■ Do this: Pick out the lines containing "that".

■ Input rows:
━━━
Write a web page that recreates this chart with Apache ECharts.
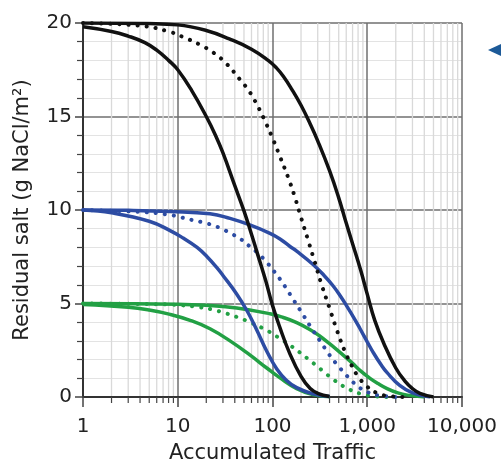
<!DOCTYPE html>
<html>
<head>
<meta charset="UTF-8">
<script src="https://cdn.jsdelivr.net/npm/echarts@6/dist/echarts.min.js"></script>
<style>
    html, body { margin: 0; padding: 0; background: #fff; }
    #chart { width: 501px; height: 471px; }
</style>
</head>
<body>
<div id="chart"></div>
<script type="text/javascript">
    // values: [accumulated traffic, residual salt]
    let blackSolidA = [[1, 19.8], [2, 19.55], [3, 19.3], [4.5, 18.95], [6, 18.55], [8, 18.0], [10, 17.5], [14, 16.4], [20, 15.0], [25, 14.0], [30, 13.05], [40, 11.3], [50, 9.95], [60, 8.7], [70, 7.6], [85, 6.2], [100, 4.9], [120, 3.7], [150, 2.4], [200, 1.1], [250, 0.45], [300, 0.2], [400, 0.03]];
    let blackDotted = [[1, 20], [4, 19.85], [8, 19.55], [12, 19.2], [17, 18.85], [24, 18.4], [33, 17.8], [45, 17.0], [55, 16.45], [65, 15.85], [80, 14.95], [100, 13.85], [120, 12.85], [146, 11.75], [172, 10.7], [200, 9.6], [237, 8.4], [280, 7.2], [330, 6.0], [400, 4.75], [480, 3.55], [580, 2.45], [690, 1.65], [800, 1.1], [1000, 0.55], [1260, 0.22], [1620, 0.06], [2500, 0]];
    let blackSolidB = [[1, 20], [5, 19.97], [10, 19.9], [20, 19.6], [35, 19.15], [60, 18.6], [90, 18.0], [110, 17.6], [130, 17.15], [160, 16.45], [200, 15.6], [250, 14.6], [300, 13.7], [400, 12.1], [500, 10.65], [600, 9.3], [700, 8.2], [850, 6.8], [1000, 5.5], [1200, 4.1], [1500, 2.85], [2000, 1.55], [2500, 0.85], [3000, 0.45], [3600, 0.2], [5000, 0]];
    let blueSolidA = [[1, 10], [2, 9.85], [5, 9.4], [8.3, 8.9], [11.4, 8.5], [16, 8.0], [20.4, 7.5], [26, 6.9], [30, 6.5], [42, 5.5], [54, 4.6], [68, 3.6], [87, 2.45], [111, 1.5], [140, 0.9], [180, 0.5], [266, 0.17], [400, 0.03]];
    let blueDotted = [[1, 10], [4, 9.9], [8, 9.75], [10.6, 9.62], [14, 9.47], [18, 9.35], [23, 9.2], [29, 9.0], [37.3, 8.72], [47.5, 8.4], [57.6, 8.05], [70, 7.7], [87, 7.2], [101, 6.8], [120, 6.3], [140, 5.8], [164, 5.25], [210, 4.4], [249, 3.8], [317, 3.0], [375, 2.45], [435, 2.0], [515, 1.55], [580, 1.25], [690, 0.85], [800, 0.55], [1000, 0.27], [1260, 0.1], [2000, 0]];
    let blueSolidB = [[1, 10], [3, 9.98], [8.3, 9.92], [21.9, 9.8], [35.6, 9.55], [57.6, 9.2], [94, 8.75], [120, 8.45], [153, 8.05], [180, 7.8], [266, 7.1], [350, 6.5], [435, 5.95], [520, 5.4], [610, 4.85], [720, 4.25], [840, 3.65], [1000, 2.95], [1150, 2.4], [1400, 1.72], [1620, 1.3], [2200, 0.62], [3000, 0.22], [4600, 0]];
    let greenSolidA = [[1, 4.95], [3, 4.8], [5, 4.65], [8.3, 4.42], [13.5, 4.1], [21.9, 3.65], [35.6, 3.0], [57.6, 2.25], [87, 1.55], [120, 1.02], [180, 0.45], [266, 0.13], [400, 0.01]];
    let greenDotted = [[1, 5], [5, 4.97], [10, 4.92], [17, 4.8], [23.5, 4.67], [30, 4.52], [42, 4.28], [57.6, 4.0], [83, 3.62], [114, 3.2], [160, 2.7], [206, 2.28], [249, 1.95], [295, 1.65], [357, 1.3], [435, 0.95], [540, 0.62], [650, 0.4], [840, 0.18], [1100, 0.06], [1600, 0]];
    let greenSolidB = [[1, 5], [10, 4.96], [20, 4.9], [42, 4.76], [94, 4.45], [130, 4.25], [180, 3.98], [250, 3.6], [317, 3.25], [400, 2.85], [480, 2.52], [600, 2.1], [700, 1.8], [850, 1.4], [1070, 1.0], [1300, 0.72], [1620, 0.45], [2100, 0.22], [2650, 0.1], [4000, 0]];

    // minor ticks of the log axis (2..9 in every decade)
    let minorTicks = [2, 3, 4, 5, 6, 7, 8, 9, 20, 30, 40, 50, 60, 70, 80, 90, 200, 300, 400, 500, 600, 700, 800, 900, 2000, 3000, 4000, 5000, 6000, 7000, 8000, 9000];

    const BLACK = '#111111';
    const BLUE = '#2d4ca3';
    const GREEN = '#22a044';
    const FONT = 'DejaVu Sans';

    let chart = echarts.init(document.getElementById('chart'));

    function curve(data, color, dotted) {
        return {
            type: 'line',
            data: data,
            smooth: 0.45,
            symbol: 'none',
            silent: true,
            z: 3,
            lineStyle: dotted
                ? {color: color, width: 4, type: [0.1, 9], cap: 'round'}
                : {color: color, width: 3.5}
        };
    }

    let option = {
        backgroundColor: '#fff',
        animation: false,
        grid: {left: 83, right: 39, top: 23, bottom: 74},
        xAxis: {
            type: 'log',
            logBase: 10,
            min: 1,
            max: 10000,
            name: 'Accumulated Traffic',
            nameLocation: 'middle',
            nameGap: 46,
            nameTextStyle: {fontFamily: FONT, fontSize: 21, color: '#222', verticalAlign: 'top'},
            axisLine: {lineStyle: {color: '#333', width: 2}},
            axisTick: {length: 10, lineStyle: {color: '#444', width: 1.5}},
            axisLabel: {
                fontFamily: FONT, fontSize: 20, color: '#222', margin: 20,
                formatter: function (v) { return Number(v).toLocaleString('en-US'); }
            },
            splitLine: {show: true, lineStyle: {color: '#6f6f6f', width: 1.5}}
        },
        yAxis: {
            type: 'value',
            min: 0,
            max: 20,
            interval: 5,
            name: 'Residual salt (g NaCl/m²)',
            nameLocation: 'middle',
            nameGap: 50,
            nameRotate: 90,
            nameTextStyle: {fontFamily: FONT, fontSize: 21, color: '#222'},
            axisLine: {show: true, lineStyle: {color: '#333', width: 2}},
            axisTick: {length: 8, lineStyle: {color: '#444', width: 1.5}},
            minorTick: {show: true, splitNumber: 5, length: 6, lineStyle: {color: '#444', width: 1.2}},
            minorSplitLine: {show: true, lineStyle: {color: '#e3e3e3', width: 1}},
            axisLabel: {fontFamily: FONT, fontSize: 20, color: '#222', margin: 11},
            splitLine: {show: true, lineStyle: {color: '#6f6f6f', width: 1.5}}
        },
        graphic: [{
            type: 'polygon',
            shape: {points: [[488, 50], [501, 44], [501, 56]]},
            style: {fill: '#1d5a98'}
        }],
        series: [
            {
                type: 'custom',
                silent: true,
                clip: false,
                z: 1,
                data: minorTicks.map(function (v) { return [v, 0]; }),
                renderItem: function (params, api) {
                    let top = api.coord([api.value(0), 20]);
                    let bottom = api.coord([api.value(0), 0]);
                    return {
                        type: 'group',
                        children: [
                            {type: 'line', shape: {x1: bottom[0], y1: top[1], x2: bottom[0], y2: bottom[1] - 1}, style: {stroke: '#d9d9d9', lineWidth: 1.3}},
                            {type: 'line', shape: {x1: bottom[0], y1: bottom[1], x2: bottom[0], y2: bottom[1] + 6}, style: {stroke: '#444', lineWidth: 1.2}}
                        ]
                    };
                }
            },
            curve(greenSolidA, GREEN, false),
            curve(greenDotted, GREEN, true),
            curve(greenSolidB, GREEN, false),
            curve(blueSolidA, BLUE, false),
            curve(blueDotted, BLUE, true),
            curve(blueSolidB, BLUE, false),
            curve(blackSolidA, BLACK, false),
            curve(blackDotted, BLACK, true),
            curve(blackSolidB, BLACK, false)
        ]
    };
    chart.setOption(option);
</script>
</body>
</html>
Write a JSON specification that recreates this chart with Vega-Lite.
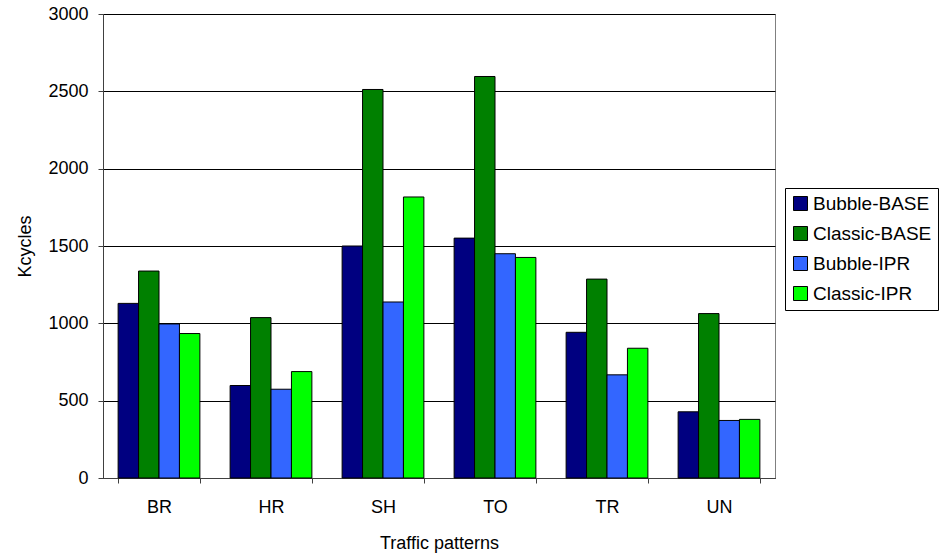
━━━
■ Solution for this exercise:
Write a web page that recreates this chart with Apache ECharts.
Write a JSON specification that recreates this chart with Vega-Lite.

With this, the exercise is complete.